### SHORT PROBLEM
Review the listing and copy each line that holds the word "this".

>>>>

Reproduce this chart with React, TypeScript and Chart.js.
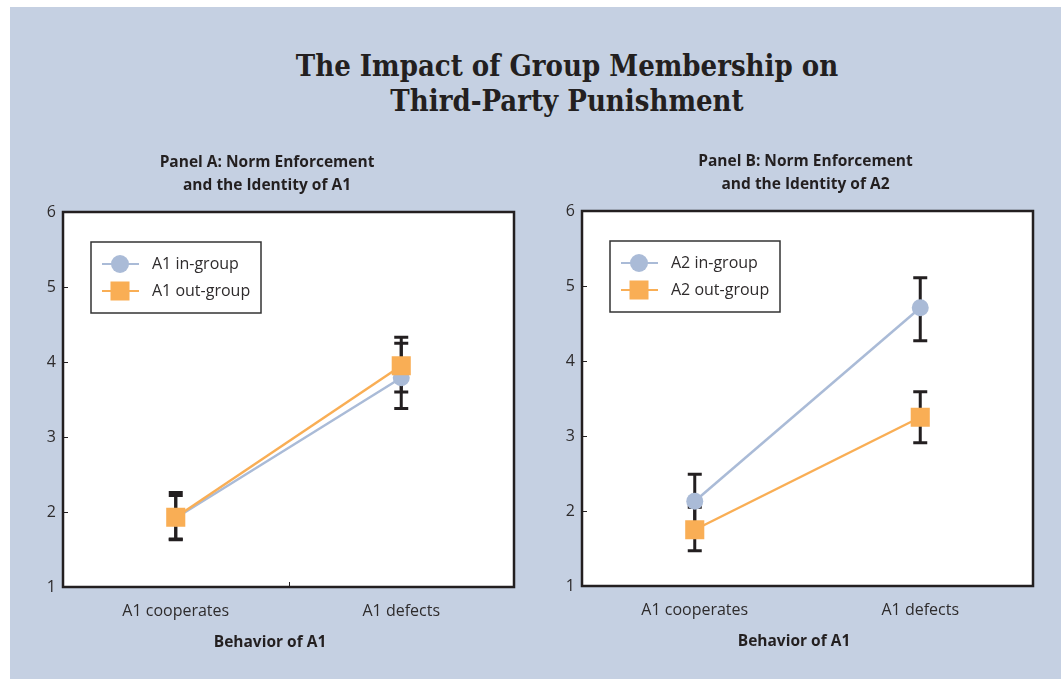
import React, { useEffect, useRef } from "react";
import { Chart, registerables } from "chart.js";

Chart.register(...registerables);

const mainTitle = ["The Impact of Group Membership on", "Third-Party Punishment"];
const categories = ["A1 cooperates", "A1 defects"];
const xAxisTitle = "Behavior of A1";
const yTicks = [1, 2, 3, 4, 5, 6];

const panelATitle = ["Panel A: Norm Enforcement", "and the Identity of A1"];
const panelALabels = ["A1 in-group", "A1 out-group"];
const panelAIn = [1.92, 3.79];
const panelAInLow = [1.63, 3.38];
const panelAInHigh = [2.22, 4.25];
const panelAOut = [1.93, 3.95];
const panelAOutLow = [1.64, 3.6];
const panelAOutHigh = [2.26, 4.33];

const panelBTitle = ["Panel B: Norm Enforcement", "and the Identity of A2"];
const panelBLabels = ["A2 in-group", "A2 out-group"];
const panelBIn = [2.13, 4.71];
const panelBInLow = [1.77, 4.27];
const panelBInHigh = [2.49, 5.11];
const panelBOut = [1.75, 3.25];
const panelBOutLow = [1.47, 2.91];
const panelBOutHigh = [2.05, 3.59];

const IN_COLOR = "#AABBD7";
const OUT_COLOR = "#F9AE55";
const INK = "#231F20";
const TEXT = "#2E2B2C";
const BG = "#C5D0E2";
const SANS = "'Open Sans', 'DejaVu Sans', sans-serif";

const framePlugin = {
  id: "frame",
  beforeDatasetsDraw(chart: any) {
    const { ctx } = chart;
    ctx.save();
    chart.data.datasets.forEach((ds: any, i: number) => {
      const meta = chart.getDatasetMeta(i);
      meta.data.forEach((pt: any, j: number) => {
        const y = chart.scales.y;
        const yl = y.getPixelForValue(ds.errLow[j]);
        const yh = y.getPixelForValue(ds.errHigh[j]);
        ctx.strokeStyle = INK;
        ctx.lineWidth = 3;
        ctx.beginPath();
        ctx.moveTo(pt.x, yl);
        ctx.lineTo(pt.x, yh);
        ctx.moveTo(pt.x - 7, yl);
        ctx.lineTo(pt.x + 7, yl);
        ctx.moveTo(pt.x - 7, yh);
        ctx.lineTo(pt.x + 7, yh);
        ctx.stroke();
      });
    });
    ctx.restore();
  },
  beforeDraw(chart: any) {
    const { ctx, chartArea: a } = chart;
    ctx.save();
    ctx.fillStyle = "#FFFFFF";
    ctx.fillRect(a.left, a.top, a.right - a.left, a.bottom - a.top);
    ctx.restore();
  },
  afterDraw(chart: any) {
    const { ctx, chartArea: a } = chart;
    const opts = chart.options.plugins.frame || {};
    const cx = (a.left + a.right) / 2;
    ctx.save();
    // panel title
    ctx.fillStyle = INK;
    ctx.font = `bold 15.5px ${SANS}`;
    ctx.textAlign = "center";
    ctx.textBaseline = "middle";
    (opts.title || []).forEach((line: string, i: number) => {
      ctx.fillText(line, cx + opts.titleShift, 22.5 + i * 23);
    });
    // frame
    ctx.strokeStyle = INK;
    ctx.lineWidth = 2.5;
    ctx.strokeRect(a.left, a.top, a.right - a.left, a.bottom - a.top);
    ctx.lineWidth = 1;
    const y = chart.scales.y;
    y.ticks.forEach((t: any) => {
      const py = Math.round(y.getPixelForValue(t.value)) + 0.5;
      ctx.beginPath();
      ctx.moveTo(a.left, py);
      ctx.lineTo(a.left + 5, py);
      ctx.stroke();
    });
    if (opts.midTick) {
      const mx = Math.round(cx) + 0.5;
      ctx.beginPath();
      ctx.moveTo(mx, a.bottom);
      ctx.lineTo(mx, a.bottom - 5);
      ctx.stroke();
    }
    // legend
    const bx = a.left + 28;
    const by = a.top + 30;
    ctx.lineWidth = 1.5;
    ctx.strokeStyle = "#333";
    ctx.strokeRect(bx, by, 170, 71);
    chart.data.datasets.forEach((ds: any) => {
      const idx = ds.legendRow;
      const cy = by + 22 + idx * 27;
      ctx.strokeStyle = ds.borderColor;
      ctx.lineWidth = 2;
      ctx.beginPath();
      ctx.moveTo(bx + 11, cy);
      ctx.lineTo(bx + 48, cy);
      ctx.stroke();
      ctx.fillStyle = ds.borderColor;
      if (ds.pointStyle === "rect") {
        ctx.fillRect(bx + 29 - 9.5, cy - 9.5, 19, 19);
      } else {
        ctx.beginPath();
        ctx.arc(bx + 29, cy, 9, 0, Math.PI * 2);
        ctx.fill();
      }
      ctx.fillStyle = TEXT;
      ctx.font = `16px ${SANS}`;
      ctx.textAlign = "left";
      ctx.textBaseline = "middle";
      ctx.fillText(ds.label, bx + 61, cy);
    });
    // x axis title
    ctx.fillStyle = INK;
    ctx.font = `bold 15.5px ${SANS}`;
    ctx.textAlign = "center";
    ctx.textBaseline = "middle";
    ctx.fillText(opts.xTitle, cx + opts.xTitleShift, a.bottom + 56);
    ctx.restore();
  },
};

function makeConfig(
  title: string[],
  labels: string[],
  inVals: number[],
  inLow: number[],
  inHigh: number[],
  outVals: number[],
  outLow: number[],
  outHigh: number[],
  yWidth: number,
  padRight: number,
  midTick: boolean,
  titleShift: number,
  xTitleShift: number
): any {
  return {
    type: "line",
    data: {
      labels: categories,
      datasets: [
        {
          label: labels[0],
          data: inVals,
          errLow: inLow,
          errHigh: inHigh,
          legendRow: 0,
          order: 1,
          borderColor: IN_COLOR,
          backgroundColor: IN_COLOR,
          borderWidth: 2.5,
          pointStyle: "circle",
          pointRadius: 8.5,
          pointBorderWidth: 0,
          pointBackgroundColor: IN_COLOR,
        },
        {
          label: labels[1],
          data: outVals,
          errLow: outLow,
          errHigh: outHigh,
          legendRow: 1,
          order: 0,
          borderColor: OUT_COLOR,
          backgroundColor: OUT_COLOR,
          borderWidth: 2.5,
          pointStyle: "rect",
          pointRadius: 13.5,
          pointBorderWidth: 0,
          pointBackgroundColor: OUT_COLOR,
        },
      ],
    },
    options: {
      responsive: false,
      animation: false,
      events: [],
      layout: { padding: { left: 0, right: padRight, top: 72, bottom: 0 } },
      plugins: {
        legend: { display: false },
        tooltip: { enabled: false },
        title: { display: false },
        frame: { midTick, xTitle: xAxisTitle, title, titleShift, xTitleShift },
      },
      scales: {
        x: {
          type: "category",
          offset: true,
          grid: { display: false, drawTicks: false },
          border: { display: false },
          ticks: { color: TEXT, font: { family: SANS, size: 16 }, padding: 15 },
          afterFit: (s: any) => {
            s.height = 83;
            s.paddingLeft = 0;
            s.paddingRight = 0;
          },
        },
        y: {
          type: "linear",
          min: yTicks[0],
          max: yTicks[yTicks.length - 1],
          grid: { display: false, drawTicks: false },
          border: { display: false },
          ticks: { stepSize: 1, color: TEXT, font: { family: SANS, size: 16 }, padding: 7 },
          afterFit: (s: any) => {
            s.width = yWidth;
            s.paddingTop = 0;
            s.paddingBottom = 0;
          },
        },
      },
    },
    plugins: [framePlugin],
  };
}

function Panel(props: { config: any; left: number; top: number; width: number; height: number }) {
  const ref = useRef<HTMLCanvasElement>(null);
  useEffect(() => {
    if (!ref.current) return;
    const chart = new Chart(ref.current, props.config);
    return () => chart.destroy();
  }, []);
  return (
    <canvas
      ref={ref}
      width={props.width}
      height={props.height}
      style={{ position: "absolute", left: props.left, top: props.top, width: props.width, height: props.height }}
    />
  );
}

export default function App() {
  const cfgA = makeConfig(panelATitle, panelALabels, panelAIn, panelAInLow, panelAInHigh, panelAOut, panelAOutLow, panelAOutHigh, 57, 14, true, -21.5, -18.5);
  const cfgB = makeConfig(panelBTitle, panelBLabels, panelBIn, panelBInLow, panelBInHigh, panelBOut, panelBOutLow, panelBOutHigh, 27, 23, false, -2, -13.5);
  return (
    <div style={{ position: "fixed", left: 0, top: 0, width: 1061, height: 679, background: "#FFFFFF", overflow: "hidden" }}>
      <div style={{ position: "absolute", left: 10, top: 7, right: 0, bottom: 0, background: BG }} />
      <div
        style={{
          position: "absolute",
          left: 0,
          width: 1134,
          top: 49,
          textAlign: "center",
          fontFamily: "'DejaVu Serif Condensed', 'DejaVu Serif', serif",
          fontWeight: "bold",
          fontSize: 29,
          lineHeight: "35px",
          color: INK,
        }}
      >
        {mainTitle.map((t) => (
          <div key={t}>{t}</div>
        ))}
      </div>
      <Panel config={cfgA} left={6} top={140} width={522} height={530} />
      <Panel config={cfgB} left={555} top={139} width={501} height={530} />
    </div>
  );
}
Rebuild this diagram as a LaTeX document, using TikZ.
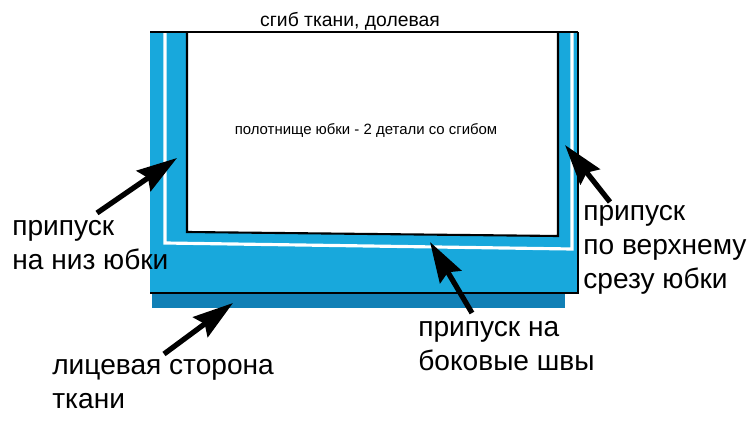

<<<<

### TASK SOLUTION
Reproduce this chart with React, TypeScript and Chart.js.
Rebuild this diagram as a LaTeX document, using TikZ.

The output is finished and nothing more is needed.